Il est 6h30 dans le vieux quartier de Hanoi. La rue Bao Khan est animée, des jeunes femmes sont venues de la campagne avec leur vélo chargé de fleurs fraichement cueillies. Elles déposent sur le trottoir de larges paniers d’osier débordant de roses, d’orchidées et de fleurs sans nom pour moi. Mon appareil photo déclenche tout seul tellement le spectacle est agréable, je m’agenouille devant les gerbes colorées, les filles pouffent de rire…
C’est à ce moment là qu’est arrivé Petit Chef. Rond et court sur pattes, faciès de bouledogue sur uniforme vert-chiasse. Afin de rétablir l’ordre et la sécurité sur rue et trottoirs, il lance sa botte rageuse dans les paniers de fleurs et renverse les bouquets, bouscule les paysannes timides, fier d’exhiber sa matraque en érection. Il fait mine de confisquer un vélo puis le rendra en échange de quelques billets soutirés à une fille en pleurs.
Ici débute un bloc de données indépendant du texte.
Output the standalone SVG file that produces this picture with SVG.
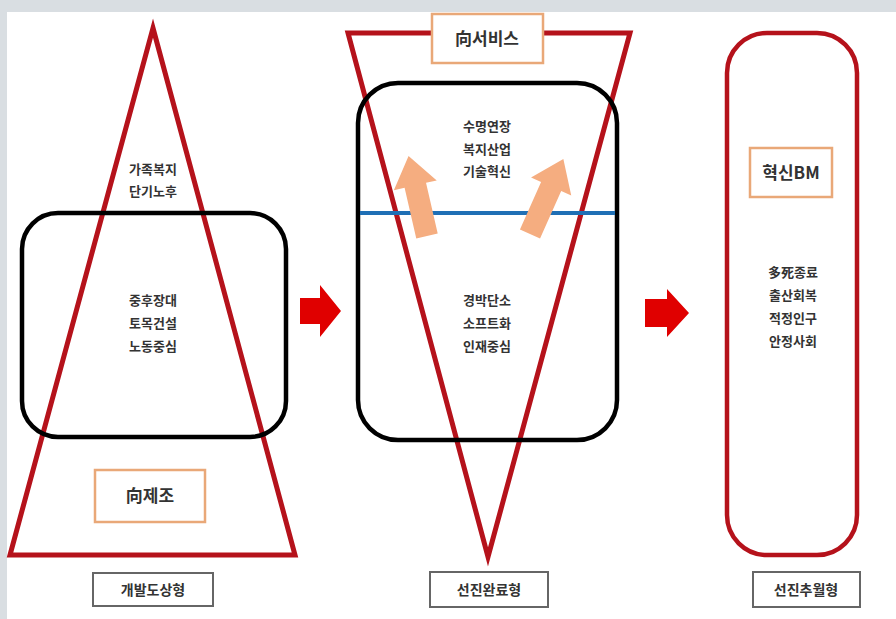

Moi, j’ai oublié les fleurs et j’immortalise le défoulement du cerbère frustré, regrettant de ne pouvoir le mitrailler qu’au sens photographique du terme. Pendant ce temps, les badauds s’attroupent mais pas un disciple de Brassens parmi eux et nous ne sommes pas au marché de Brive la Gaillarde.
Je finirai au poste de police, échangeant ma liberté contre l’effacement des photos déclarées « illégales » par le grand chef de Petit Chef.
En repassant dans la rue, je suis satisfait, les jeunes femmes ont repris leur vente à la sauvette pendant que j’occupais le méchant.